Osmanlı'da Ramazan
THY Skylife
Geçmişten bugüne İslam coğrafyasında bayramlar ve bayram yemekleri her daim çok önemli olmuştur. Bayram öncesi çarşı, pazar, sokaklar, konaklar ve saraylarda başlayan hazırlıklar birçok yabancı seyyahın notlarında önemli yer tutar.
Yabancı seyyahlar ramazanın gelmesiyle değişen sosyal iklimden bahseder. Bu iyimser ve hoş hava özellikle bayram zamanı zirveye çıkardı. Sultan İstanbulda ise kutlamalar daha şenlikli geçerdi. Sokaklarda hokkabazlar, ip cambazları gösteri yapar; kukla, gölge oyunu ustaları hünerlerini sergilerdi. Hemen her yerde müzik icra edilir ve denize kadırgalar indirilirdi. Şehrin her yerine salıncak ve dönme dolaplar kurulur, sokakta insanlara çiçek suları, meyveler ve ekmekler ikram edilirdi.
Ramazan Bayramı ulvi bir dinî bayram olduğundan herkes gücü ölçüsünce bolluk içinde yemek-içmek ve misafir ağırlamak için elinden geleni yapardı. Tertemiz, yepyeni kıyafetler çok önceden hazırlanır ve bayram boyunca giyilirdi.
İhtiyaç sahiplerine, Ramazan Bayramı boyunca kesilen koyunların etlerinin yanı sıra ekmek ve para dağıtılır, hastaları görmeye gidilir ve öksüzlere yardım edilir, mezarlık ziyaretleri yapılırdı. Birbirleriyle küs olan Müslümanların bayram sırasında barışması yabancı seyyahların övgü ve hayranlıkla bahsettiği bir gelenekti.
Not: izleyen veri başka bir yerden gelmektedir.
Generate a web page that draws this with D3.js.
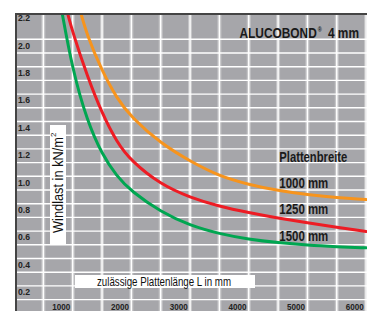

Osmanlıda bayram namazı sonrası Bayram Alayı ismi verilen geçiş töreni yapılır, ardından başlayan eğlence ve yemek yeme süreci bayramın son gecesine kadar devam ederdi.
Ramazan Bayramı boyunca özellikle devlet ricalinden ve kibar sınıfından olanlar birbirlerine hediyeler alırlar, karşılıklı ziyaretler gerçekleştirirlerdi. Sarayda da bayramlaşma geleneksel düzene göre bir merasim ile gerçekleşir, sonrasında yemekler yenir ve yeniçerilere yiyecekler dağıtılırdı.
Zengin konaklarında aşçılar bayram akşamları için kurabiye ve helvalar hazırlardı. Osmanlı döneminde bayram sofralarında pilavlar, dolmalar ve zeytinyağlıların yanı sıra et yemekleri ve baklava sofranın baş tacı olarak masada yerini alırdı.